Author: Rusty Russell 2015-09-20 20:48:37
Published on: 2015-09-20T20:48:37+00:00
In a thread on the Lightning Network mailing list, Rusty Russell discussed a weakness in the network's security regarding route probing attacks. The problem is that there is no MAC to protect against nosy nodes replacing the routing past the next hop. This means that someone could replace it entirely and probe by guessing the final destination right. Russell says he can't see a general fix for this. Channel capacity might not be an issue for tiny micropayments, but the reveal of R is a good point; such probing should have a real cost on success. Russell believes that parallel probes don't work well because if any of your probes succeed, your neighbor knows R and can claim all of your probes. Parallelization is also limited by channel capacity unless the payee knows how much to expect. If someone wants to know whether you're sending money to someone else, they could get a cheap hub near both parties and probe every payment which passes through both. However, Russell thinks that this type of surveillance is fairly boutique and doesn't scale.
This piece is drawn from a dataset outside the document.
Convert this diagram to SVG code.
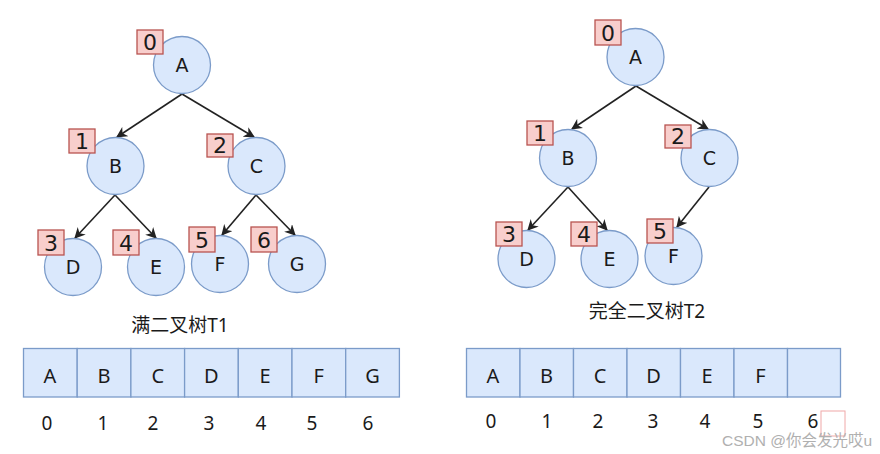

For a general solution to rule out probing, Russell suggests having two R values, one known only by the recipient and one by the sender, making the HTLCs payable on presentation of both R and S and including S encrypted to the final recipient in the onion payload. Munging the payload then makes the HTLC irredeemable so misrouting it gives no information. He thinks it is clever and would require more coffee to determine if the transaction structure needs revision to include this.